Через несколько дней тебя отправили в Ульм к дружкам Бука, чтобы и им доставить удовольствие потешиться над тобой. Начальника ульмской земельной тюрьмы ты однажды в ландтаге резко критиковал за плохое обращение с заключенными. Кроме того, во время первой мировой войны этот человек рассматривался Францией как военный преступник, обвиняемый в издевательствах над военнопленными. Теперь тебя отправили к этому человеку. Что происходило там с тобой, в лагере не знали. Но когда тебя привезли из Ульма, ты выглядел так, что все ужаснулись. Потом тебя бросили в темный карцер. Это была вырытая в земле яма, перекрытая сверху толстыми брусьями так, что они находились на небольшом расстоянии друг от друга. Для штурмовиков любимым развлечением было пролетать на мотоцикле на полном ходу по этим брусьям, и тогда мокрые комья грязи летели тебе прямо в лицо. Сверху тебя поливало дождем, ты замерзал от холода. Рискуя жизнью, товарищи подбрасывали хлебные корки в твою страшную яму. Мой дорогой, мой любимый, бедный ты мой!

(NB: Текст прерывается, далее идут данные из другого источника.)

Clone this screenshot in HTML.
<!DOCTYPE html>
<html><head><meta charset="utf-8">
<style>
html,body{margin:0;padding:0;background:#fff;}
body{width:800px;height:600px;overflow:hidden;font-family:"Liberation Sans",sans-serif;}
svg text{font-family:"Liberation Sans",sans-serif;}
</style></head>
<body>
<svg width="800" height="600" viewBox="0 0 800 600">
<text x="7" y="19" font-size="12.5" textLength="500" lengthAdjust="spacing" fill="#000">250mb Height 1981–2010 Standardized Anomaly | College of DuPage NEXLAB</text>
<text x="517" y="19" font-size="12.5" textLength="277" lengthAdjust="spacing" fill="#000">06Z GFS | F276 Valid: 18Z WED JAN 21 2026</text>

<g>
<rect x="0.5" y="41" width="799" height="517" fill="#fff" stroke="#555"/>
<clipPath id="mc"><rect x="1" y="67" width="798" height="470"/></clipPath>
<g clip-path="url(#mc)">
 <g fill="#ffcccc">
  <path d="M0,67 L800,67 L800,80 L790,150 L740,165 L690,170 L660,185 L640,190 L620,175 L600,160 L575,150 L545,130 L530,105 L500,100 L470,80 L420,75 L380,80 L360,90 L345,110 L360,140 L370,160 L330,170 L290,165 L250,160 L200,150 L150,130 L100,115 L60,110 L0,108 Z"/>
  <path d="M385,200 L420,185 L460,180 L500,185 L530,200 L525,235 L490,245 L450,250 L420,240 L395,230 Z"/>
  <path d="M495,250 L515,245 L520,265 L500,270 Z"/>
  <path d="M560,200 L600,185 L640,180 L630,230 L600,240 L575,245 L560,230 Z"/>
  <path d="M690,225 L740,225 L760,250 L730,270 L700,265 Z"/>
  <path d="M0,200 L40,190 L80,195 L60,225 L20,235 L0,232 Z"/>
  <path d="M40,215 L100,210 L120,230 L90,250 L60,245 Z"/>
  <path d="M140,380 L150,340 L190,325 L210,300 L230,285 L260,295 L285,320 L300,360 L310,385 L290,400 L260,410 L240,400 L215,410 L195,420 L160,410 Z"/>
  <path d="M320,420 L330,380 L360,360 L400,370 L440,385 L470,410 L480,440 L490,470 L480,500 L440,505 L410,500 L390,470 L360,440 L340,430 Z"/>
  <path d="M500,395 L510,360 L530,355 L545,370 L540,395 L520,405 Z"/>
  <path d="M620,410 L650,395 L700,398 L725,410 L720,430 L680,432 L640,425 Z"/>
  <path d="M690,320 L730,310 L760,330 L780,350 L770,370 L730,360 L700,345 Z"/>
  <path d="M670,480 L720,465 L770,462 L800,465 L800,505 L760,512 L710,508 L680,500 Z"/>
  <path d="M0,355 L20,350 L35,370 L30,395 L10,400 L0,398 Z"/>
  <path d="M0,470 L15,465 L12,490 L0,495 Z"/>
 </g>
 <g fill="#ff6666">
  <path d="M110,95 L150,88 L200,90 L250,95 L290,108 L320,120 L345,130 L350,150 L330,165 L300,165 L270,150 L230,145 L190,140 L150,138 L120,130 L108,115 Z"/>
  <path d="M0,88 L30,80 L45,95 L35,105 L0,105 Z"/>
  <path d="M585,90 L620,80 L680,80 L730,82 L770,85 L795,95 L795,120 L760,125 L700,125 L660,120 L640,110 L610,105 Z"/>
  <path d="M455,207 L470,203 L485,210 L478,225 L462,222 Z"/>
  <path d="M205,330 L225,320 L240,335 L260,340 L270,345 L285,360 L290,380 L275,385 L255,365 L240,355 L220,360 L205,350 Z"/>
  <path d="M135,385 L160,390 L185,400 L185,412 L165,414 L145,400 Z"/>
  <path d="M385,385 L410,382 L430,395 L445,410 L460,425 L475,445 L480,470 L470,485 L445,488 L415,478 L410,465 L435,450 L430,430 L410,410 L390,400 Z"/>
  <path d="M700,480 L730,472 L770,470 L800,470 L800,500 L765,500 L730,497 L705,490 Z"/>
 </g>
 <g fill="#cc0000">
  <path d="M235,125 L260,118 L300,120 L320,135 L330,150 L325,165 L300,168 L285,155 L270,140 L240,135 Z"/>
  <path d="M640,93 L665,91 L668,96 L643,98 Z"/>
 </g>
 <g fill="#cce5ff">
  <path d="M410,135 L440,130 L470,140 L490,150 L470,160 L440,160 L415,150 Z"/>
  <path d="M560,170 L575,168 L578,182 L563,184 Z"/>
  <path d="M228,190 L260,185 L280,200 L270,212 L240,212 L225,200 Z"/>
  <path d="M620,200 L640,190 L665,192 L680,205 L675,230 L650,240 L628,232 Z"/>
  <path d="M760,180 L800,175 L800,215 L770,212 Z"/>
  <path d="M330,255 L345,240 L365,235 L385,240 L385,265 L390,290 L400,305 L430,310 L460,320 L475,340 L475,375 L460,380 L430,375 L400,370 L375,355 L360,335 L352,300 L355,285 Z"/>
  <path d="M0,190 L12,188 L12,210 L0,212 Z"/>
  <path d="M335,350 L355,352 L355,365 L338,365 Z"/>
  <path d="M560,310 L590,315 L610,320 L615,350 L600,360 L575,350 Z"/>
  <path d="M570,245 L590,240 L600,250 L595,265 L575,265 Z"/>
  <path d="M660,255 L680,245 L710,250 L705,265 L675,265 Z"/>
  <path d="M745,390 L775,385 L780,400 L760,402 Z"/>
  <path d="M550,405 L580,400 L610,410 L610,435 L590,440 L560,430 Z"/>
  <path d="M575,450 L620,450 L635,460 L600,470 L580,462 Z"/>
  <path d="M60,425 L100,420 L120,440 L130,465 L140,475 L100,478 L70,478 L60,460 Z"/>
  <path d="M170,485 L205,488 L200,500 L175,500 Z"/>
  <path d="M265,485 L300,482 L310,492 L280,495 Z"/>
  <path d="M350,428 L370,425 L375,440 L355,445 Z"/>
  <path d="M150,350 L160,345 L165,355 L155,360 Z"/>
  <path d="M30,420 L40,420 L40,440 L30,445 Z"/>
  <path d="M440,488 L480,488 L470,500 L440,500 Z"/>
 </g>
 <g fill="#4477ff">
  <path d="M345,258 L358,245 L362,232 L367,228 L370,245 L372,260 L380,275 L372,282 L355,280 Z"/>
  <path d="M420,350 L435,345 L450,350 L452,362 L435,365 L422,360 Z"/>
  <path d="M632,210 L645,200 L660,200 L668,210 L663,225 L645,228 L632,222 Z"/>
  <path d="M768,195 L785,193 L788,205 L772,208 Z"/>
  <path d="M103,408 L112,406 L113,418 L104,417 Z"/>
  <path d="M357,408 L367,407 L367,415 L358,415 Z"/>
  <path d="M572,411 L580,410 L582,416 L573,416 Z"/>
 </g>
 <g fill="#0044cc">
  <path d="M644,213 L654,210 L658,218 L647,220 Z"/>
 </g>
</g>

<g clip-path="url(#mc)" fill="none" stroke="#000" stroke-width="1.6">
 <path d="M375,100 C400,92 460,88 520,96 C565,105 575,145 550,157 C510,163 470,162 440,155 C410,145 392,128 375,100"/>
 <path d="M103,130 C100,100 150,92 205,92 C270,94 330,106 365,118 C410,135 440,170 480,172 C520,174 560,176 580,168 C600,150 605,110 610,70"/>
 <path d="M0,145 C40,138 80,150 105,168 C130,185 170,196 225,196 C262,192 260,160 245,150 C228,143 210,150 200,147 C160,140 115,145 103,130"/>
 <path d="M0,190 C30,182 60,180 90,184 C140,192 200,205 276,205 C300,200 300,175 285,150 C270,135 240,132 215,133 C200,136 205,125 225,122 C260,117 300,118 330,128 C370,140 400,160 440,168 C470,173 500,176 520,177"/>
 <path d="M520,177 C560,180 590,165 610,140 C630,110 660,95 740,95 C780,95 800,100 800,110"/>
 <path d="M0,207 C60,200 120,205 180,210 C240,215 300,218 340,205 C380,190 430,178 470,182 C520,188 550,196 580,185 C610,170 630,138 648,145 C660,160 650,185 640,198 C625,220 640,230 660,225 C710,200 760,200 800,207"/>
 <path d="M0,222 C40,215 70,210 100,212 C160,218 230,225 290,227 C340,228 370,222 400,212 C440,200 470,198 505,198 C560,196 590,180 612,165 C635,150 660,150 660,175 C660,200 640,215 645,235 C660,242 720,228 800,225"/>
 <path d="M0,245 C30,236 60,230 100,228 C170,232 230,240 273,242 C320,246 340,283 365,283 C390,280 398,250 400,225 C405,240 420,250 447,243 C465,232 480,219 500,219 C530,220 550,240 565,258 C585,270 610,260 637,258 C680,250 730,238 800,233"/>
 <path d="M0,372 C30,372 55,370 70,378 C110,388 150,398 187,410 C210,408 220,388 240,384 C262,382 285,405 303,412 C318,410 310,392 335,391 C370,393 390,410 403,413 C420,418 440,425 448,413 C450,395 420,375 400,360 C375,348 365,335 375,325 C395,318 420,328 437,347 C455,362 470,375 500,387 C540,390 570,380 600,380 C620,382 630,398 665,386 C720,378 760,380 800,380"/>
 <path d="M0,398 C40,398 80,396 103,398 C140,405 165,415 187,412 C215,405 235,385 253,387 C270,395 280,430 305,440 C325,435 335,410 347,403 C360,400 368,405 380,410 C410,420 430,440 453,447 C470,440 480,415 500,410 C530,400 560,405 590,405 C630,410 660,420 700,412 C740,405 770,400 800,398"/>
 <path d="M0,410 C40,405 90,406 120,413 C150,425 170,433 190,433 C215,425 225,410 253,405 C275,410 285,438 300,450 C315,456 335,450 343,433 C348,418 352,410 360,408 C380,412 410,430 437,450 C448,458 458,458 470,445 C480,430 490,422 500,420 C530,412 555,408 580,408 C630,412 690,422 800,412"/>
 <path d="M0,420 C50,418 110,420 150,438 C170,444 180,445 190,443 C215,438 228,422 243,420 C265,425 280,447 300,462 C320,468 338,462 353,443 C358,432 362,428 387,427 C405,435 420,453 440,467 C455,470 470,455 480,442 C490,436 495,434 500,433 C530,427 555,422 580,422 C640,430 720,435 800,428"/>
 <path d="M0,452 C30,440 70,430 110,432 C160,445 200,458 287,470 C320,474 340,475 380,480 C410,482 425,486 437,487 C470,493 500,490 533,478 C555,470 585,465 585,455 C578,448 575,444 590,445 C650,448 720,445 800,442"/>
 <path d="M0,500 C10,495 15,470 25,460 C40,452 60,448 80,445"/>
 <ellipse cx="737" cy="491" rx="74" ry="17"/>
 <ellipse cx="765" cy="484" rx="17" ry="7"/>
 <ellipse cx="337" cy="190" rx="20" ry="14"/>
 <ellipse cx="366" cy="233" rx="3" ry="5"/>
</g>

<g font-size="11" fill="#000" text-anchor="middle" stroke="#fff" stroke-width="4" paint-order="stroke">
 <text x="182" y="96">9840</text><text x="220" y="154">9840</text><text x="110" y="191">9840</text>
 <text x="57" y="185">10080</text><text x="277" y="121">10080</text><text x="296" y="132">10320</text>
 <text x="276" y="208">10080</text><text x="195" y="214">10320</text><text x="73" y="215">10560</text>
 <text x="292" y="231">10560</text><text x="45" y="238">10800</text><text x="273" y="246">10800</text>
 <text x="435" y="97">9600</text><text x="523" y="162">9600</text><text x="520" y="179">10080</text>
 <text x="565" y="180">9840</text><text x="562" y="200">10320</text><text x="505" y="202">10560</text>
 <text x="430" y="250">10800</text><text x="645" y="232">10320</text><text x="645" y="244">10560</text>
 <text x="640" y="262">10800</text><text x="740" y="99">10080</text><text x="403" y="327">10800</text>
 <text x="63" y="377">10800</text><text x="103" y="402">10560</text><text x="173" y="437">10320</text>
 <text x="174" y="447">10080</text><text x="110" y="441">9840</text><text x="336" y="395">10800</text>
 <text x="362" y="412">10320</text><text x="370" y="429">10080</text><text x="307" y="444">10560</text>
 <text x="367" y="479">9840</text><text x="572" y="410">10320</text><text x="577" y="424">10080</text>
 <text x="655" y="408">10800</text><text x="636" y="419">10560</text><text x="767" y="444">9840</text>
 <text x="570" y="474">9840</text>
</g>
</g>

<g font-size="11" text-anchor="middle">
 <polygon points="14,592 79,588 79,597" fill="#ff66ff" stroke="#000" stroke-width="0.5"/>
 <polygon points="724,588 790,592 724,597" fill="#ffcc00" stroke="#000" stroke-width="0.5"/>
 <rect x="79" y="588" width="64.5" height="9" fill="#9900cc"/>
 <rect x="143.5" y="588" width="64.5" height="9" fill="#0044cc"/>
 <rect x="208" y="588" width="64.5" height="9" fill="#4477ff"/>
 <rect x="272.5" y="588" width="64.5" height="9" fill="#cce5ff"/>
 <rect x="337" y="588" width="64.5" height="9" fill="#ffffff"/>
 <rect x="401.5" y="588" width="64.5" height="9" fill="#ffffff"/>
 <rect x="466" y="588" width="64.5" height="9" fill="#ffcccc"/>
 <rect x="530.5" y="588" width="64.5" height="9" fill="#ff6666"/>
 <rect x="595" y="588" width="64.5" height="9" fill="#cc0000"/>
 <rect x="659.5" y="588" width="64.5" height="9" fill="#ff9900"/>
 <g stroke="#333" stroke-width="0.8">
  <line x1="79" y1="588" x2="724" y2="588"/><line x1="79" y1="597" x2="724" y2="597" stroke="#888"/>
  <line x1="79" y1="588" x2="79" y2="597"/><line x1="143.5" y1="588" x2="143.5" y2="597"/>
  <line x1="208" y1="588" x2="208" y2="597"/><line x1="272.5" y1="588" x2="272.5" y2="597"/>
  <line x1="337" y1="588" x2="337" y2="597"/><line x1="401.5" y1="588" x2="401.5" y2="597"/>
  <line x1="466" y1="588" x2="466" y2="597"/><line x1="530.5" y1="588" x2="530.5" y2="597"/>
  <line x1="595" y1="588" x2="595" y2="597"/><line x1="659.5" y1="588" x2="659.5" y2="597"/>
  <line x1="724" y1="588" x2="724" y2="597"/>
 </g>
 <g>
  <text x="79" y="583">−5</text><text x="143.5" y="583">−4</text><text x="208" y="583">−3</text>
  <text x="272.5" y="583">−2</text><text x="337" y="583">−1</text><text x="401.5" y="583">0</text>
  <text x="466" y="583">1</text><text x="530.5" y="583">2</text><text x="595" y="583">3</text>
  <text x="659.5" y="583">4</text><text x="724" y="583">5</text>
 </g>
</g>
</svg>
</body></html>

Петер удивляется, что у меня не подкашиваются ноги, когда я слушаю все это. Что после этого я еще в состоянии как-то держаться. Что очень спокойно и разумно рассуждаю о возможностях какого-то протеста или ходатайства в Берлине. Я и сама удивляюсь. Очевидно, способность сердца ощущать боль тоже имеет свои границы. То, что за пределами этих границ, уже не воспринимается.
В ту же ночь я еду в Берлин.
Берлин я не знаю, и мне надо как-то сориентироваться. Это город-монстр. У него уродливо большая голова рахитика, которая, злобно ухмыляясь, замышляет недоброе. Еще никогда в жизни я не была так одинока и покинута богом, какой оказалась здесь, среди четырех миллионов. Для номера в гостинице моих денег не хватает. Поэтому живу у Альбертов. Знаю, что ты скажешь. Но куда же мне деться?
Некогда Альберты были товарищами по партии. Теперь, хорошо настроенные, хорошо одетые и хорошо упитанные, они твердо стоят на почве реальности. Что касается убеждений, он — полное ничтожество и беспринципный негодяй, однако на начищенной до блеска табличке на входной двери это не значится. Там написано — редактор. Газете нужен мошенник, владеющий орфографией и лишенный совести. Они не оспаривают того, что предали рабочих и не отрицают, что игра стоила свеч. Раньше это были представители презираемого буржуазией низшего слоя общества, теперь у них прекрасная четырехкомнатная, отлично обставленная, комфортабельная квартира. И, как положено, портрет Гитлера над письменным столом. Здесь, конечно, куда уютнее, нежели в твоем темном карцере в Куберге.
При встрече со мной они не ощущают угрызений совести, они лишь удивлены. Они мнят себя умными и несравненно более дальновидными, ибо вовремя перестроились. Их готовность помочь носит характер покровительства и явно показная. Возможно, они действительно рады моему посещению, так как мой жалкий вид служит прекрасным фоном, на котором еще более контрастно выделяется их сияющее счастье. Им неведома нужда, у них текущий счет в банке. Они не знают, что такое отчаяние, напротив, они довольны и радостны, ничем не обременены. Жизнь, говорят они, — это игра, в процессе которой друг друга надувают, дразнят, обхаживают, а потом бьют козырем. Они знают правила игры. Знают, что такое жизнь. Только одного не знают: нас! Дети, говорят они, подтрунивая, ну как же можно быть такими глупыми. Такими глупыми. И для кого?
У них я живу. Живу? Сплю! Целыми днями в бегах. Жду. Жду в скучных, скудно обставленных канцеляриях, пышных приемных, в коридорах, устланных красными дорожками. До сих пор прихожу в бешенство при виде красной кокосовой дорожки. Это все с той поры. Так жду три дня, изнуренная, измотанная, голодная, нервничающая, падающая духом, полная трепетной надежды. Пока в одном из министерств меня наконец выслушивают, рассеянно делают какие-то заметки и обещают дело расследовать. Большего добиться не могу. Помогло ли это тому, что через несколько недель тебя из Куберга переводят в концентрационный лагерь Дахау, сказать не могу. Возможно.
Из Дахау от тебя поступают письма. Правда, мало и редко. Но, по крайней мере, знаю, что ты жив. Это уже много. Постепенно мы учимся намеками и между строк передавать сведения, ускользающие от внимания цензоров. Часто, однако, в конверте остается всего несколько строк, весь остальной текст вымаран.